I don’t want to waste my time on describing the BMW, not because I don’t like it, but because others who’s job it is to describe new cars have already done it. Here’s one and here’s another. Want more? Google. Now this comes with 4 years and 50,000 miles of warranty and free service, so as assumed that both cars are second or third cars you should be able to get good value from that if you decide to sell after 3 years.

Speaking of selling, the 435i hasn’t been out for very long so it’s difficult to predict how it will hold it’s value.

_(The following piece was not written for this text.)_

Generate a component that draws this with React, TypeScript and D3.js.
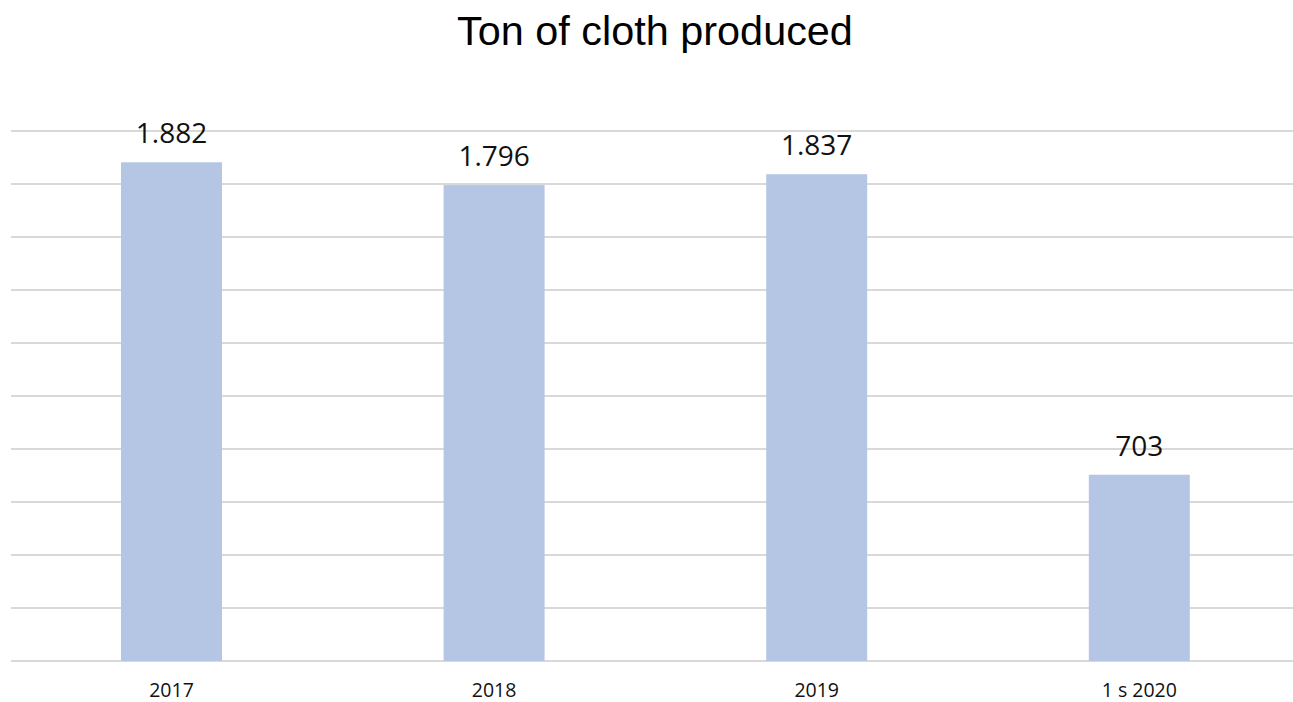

So far so good (still at least $50,000 for a 2014), so I assume you’ll still be able to get at least $45,000 in 3 years with low miles. (Then again with these parameters it may be better to lease) The DB7 has the more uncommon V12-6spd combination which really commands a premium so you should be able to sell it for the what you bought it for in 3 years, especially if you continue documenting it’s service history.


Using Hagerty’s insurance quote machine the DB7 for “me” would be a bit less than 2600 a year for 5000 miles of pleasure use a year (Sunday drives, occasional trip, the sort of thing you’d reasonably use a DB7 for.) I’m not shopping and comparing deductibles for you, this is just a baseline. The BMW is a bit more to insure ($2800/yr) likely due to it’s higher value. Pretty equal all things considered. Another cost to consider is fuel economy, 11/19mpg for the Vantage Volante and 20/31mpg for the BMW. The BMW’s fuel efficiency will more than make up the extra insurance costs. The 435i should save about 400 gallons of fuel over 3 years/15,000 miles. (assumed average mpg of 15 for the Aston and 25 for the BMW)

Now comes the choice, do you want to spend the next 3 years and $15-20,000 in the safer, more luxurious, more prestigious BMW 435i that comes with free service and warranty? Or take a bit of a risk, tolerate some issues(probably small ones...probably) and spend your sun soaked afternoons listening to that thristy, dirty V12.


You can probably guess what I’d pick, but obviously I wouldn’t kick either out of the garage for an oil leak.